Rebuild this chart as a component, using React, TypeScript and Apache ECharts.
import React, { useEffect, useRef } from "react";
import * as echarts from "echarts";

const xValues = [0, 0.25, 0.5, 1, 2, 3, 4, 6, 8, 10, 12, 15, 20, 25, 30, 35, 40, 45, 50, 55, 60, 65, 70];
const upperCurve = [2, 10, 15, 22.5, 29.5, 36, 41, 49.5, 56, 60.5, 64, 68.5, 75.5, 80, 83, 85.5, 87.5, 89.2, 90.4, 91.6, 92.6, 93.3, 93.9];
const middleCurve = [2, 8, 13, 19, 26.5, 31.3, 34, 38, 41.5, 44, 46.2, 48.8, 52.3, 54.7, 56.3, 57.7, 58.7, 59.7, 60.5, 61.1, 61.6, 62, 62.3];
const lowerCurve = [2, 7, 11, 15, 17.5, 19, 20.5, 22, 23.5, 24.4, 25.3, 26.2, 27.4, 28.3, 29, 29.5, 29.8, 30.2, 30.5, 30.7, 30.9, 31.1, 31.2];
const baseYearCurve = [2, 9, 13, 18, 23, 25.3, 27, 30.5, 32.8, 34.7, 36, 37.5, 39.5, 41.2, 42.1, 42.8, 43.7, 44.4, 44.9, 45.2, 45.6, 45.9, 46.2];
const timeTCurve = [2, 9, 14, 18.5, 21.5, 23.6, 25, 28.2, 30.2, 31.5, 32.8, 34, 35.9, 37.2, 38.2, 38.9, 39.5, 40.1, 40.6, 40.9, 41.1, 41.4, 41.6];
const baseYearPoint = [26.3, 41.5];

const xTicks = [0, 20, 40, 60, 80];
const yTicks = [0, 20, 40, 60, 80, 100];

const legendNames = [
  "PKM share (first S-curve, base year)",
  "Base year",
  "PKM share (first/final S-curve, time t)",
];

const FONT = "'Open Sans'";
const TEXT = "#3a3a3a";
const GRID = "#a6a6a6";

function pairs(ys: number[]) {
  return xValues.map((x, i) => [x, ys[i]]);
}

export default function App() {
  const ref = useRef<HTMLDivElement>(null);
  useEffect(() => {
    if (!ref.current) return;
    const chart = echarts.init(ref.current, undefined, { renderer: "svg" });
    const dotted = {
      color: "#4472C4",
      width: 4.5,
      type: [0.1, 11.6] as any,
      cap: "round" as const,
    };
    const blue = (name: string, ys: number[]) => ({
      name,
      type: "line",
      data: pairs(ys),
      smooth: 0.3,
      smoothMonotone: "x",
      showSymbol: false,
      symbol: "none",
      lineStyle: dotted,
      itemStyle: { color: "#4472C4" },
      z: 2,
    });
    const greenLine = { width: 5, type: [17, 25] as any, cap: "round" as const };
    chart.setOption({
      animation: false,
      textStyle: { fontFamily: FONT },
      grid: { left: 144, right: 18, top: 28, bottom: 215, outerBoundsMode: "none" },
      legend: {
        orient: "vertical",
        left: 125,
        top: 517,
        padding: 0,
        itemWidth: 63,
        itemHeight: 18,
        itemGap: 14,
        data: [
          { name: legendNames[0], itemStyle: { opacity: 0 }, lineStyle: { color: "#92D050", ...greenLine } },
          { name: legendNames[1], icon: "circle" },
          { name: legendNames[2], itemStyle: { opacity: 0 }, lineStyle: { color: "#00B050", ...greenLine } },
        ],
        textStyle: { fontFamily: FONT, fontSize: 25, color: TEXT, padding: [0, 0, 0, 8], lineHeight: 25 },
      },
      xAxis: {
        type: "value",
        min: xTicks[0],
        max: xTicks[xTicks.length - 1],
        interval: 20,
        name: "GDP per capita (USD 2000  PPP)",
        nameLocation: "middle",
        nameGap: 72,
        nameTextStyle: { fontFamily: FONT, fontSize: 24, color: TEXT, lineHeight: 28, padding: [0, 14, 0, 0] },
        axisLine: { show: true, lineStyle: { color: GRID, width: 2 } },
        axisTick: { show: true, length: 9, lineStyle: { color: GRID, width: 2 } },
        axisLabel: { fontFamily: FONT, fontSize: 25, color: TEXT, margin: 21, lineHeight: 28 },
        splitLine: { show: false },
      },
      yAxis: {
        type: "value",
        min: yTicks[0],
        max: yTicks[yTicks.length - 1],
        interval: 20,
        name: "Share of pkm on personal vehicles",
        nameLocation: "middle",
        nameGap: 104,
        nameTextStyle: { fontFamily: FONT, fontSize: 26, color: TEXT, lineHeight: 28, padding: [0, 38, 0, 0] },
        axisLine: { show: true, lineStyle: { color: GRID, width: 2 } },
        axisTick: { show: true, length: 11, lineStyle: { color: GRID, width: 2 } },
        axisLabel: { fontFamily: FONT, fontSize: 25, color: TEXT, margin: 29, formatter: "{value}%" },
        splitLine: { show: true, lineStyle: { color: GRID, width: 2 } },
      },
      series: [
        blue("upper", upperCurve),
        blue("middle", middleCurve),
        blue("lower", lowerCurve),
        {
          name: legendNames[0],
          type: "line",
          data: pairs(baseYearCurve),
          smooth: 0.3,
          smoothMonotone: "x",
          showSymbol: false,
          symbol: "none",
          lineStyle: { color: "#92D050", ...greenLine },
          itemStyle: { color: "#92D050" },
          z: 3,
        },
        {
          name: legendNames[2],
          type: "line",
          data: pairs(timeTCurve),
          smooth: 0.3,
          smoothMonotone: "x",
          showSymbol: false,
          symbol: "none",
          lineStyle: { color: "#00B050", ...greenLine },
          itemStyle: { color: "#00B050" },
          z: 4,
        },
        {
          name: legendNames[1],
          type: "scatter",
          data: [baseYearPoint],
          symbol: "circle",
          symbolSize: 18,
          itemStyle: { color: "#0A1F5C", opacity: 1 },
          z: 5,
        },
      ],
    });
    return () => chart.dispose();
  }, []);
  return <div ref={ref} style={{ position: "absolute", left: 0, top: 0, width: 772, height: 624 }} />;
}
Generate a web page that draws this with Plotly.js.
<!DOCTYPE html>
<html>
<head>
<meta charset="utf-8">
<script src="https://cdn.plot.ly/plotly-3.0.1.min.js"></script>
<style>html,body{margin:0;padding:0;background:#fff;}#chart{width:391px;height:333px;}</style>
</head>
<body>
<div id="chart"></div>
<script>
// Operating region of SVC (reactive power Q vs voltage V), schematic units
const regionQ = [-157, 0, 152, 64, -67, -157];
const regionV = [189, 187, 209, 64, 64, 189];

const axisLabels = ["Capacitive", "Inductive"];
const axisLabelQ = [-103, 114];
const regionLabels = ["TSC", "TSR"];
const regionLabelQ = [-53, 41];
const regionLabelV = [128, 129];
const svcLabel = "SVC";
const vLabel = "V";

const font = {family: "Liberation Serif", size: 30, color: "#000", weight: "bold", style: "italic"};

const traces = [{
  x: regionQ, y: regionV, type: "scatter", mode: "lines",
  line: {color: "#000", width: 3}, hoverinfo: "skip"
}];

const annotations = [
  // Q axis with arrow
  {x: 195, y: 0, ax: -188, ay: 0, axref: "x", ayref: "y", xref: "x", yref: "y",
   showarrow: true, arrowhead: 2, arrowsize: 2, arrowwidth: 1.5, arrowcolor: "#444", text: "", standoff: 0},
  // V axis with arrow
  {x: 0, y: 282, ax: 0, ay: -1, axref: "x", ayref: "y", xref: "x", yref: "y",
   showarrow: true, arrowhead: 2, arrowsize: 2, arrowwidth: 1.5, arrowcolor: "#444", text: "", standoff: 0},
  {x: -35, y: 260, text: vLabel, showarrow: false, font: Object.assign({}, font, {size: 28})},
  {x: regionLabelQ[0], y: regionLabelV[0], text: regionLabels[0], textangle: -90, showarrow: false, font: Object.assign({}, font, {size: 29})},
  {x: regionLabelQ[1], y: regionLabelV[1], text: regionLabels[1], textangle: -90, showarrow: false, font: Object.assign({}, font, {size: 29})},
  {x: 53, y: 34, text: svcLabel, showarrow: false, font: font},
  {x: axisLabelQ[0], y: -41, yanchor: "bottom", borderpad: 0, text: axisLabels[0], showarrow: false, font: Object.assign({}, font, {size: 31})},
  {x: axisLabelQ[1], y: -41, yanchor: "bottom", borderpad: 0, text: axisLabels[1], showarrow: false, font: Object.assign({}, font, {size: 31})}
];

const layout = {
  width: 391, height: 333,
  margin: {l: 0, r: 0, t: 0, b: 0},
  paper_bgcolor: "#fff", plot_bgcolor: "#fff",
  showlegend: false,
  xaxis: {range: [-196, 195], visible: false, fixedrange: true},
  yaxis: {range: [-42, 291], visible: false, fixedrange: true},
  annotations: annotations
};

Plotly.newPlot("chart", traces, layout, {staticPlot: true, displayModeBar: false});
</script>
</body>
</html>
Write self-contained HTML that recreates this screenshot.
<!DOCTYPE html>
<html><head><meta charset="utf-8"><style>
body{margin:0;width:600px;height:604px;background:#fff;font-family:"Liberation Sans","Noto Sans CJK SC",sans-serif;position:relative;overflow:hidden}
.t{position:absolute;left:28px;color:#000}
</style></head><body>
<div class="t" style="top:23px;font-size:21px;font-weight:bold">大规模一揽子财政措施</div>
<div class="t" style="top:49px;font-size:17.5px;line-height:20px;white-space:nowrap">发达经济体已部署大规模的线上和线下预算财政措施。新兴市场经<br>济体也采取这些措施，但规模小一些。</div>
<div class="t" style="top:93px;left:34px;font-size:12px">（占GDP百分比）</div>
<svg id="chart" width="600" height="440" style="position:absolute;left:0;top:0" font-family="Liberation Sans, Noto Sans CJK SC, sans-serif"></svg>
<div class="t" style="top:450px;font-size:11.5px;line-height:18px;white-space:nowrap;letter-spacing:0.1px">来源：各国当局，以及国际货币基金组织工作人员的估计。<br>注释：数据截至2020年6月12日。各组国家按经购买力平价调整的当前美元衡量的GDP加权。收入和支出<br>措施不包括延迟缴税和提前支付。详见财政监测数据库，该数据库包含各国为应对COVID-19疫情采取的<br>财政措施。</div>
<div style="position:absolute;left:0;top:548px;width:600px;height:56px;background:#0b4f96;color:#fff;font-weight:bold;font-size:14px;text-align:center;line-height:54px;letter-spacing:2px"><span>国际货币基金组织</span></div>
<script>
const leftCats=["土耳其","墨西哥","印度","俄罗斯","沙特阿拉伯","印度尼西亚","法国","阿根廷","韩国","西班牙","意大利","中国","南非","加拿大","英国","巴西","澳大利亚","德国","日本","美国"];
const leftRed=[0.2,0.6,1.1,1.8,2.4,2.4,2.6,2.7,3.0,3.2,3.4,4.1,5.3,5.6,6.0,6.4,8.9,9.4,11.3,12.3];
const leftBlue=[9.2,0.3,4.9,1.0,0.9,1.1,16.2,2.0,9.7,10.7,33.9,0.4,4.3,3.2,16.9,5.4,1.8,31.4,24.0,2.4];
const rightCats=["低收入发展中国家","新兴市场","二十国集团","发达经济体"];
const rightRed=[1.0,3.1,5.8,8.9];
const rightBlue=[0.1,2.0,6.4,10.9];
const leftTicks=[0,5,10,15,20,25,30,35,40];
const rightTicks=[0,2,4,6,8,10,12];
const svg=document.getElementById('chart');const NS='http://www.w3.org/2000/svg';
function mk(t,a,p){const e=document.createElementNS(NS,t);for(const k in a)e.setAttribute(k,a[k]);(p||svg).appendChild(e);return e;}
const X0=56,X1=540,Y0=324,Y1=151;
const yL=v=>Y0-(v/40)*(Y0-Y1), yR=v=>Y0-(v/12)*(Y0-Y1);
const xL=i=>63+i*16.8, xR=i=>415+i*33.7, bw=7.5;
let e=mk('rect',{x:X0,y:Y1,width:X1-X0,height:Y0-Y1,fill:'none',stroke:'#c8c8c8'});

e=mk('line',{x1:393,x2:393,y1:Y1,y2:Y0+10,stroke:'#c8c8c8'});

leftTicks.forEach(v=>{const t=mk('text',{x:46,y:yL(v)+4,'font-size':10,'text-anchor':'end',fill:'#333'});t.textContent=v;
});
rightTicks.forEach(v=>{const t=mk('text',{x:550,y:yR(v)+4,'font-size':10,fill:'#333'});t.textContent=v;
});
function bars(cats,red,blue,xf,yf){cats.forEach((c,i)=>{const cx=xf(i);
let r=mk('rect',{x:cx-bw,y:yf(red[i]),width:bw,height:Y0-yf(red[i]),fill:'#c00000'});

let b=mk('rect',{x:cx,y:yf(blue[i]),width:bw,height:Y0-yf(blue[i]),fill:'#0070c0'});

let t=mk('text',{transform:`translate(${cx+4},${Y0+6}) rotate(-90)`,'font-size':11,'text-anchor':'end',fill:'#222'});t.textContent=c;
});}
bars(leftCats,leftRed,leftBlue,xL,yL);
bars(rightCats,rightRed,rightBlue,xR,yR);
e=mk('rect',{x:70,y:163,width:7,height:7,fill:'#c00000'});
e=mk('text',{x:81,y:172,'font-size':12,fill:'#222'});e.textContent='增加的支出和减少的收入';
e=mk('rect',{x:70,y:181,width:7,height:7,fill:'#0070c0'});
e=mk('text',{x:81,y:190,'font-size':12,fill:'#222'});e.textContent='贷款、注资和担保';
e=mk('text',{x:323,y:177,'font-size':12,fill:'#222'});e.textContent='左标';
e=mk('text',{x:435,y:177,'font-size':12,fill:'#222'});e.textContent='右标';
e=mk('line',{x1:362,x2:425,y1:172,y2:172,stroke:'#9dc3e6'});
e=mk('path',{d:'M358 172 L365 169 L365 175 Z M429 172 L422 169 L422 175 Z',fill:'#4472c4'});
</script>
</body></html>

══════════

What this task involves: Print only the lines that run from the start of the listing to the line bearing "import * as"; please keep the first line and that last one, exactly as they appear.

Answer for the task:
Rebuild this chart as a component, using React, TypeScript and Apache ECharts.
import React, { useEffect, useRef } from "react";
import * as echarts from "echarts";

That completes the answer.